Despite a film distributor called "GKIDS," this is very much not a cartoon for children. Rape, murder, nudity, psychological terror, brutal violence, etc. Now, it's not THAT kind of anime your neckbeard college roommate used to watch: no tentacle dicks or alien schoolgirls. Instead it's a story that combines obsessive fandom, feminine celebrity culture, and phantasmic voyeurism into a tense but underdeveloped plot. While I really appreciated the intelligence it takes to trick the audience into falling for the same traps as Mima, and not knowing what's real and what's fake, the characters in Perfect Blue suffer from one-note depth. An ending a little heavy of exposition and loose on believability doesn't help, and with a groan-inducing lame final line that put a stamp on the poor final act of the movie.
There are also just clichés of anime films I cannot get over, especially viewed through a feminist lens. The weird pedo fetish of every woman is exhausting. I don't know how you all look past it. High-pitched baby voices, skirts about eight inches long, zero personality except for happysexytime, underwear (or more) visible in nearly every scene. I don't get it. As well, the animation in this film is merely "okay" as opposed to what was absolutely mesmerizing in Paprika; there's not much remarkable about the way this looks, filled with static backgrounds and characters who literally only move when they're talking. Who could possibly think the animation here is anything other than unremarkable?

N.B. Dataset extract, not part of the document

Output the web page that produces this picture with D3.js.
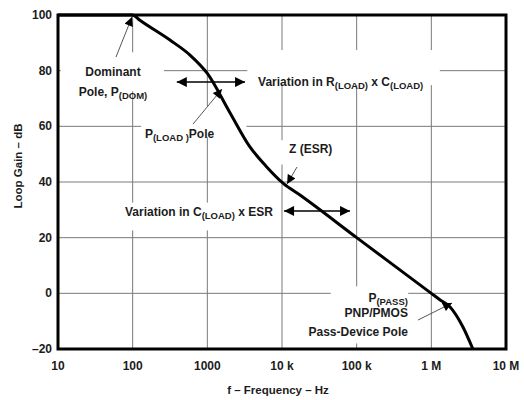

In all, another mixed bag of a genre I will always dislike but attempt to find things in I appreciate. So Perfect Blue is a second Satoshi Kon film that I enjoyed for one good element -- its psychologically twisted story -- but I remain befuddled why this nonsense has such a crazy fan base. Don't make me watch a third one.
I think that I like this the most out of his filmography, if only because this was much darker and mature than Paprika, and I think the psychological elements are only amplified with how today's "information overload" culture is.
Thanks for bearing with us for this, V9733xa, and I'm eagerly looking forward to read your review for "Akira" once you get around to it.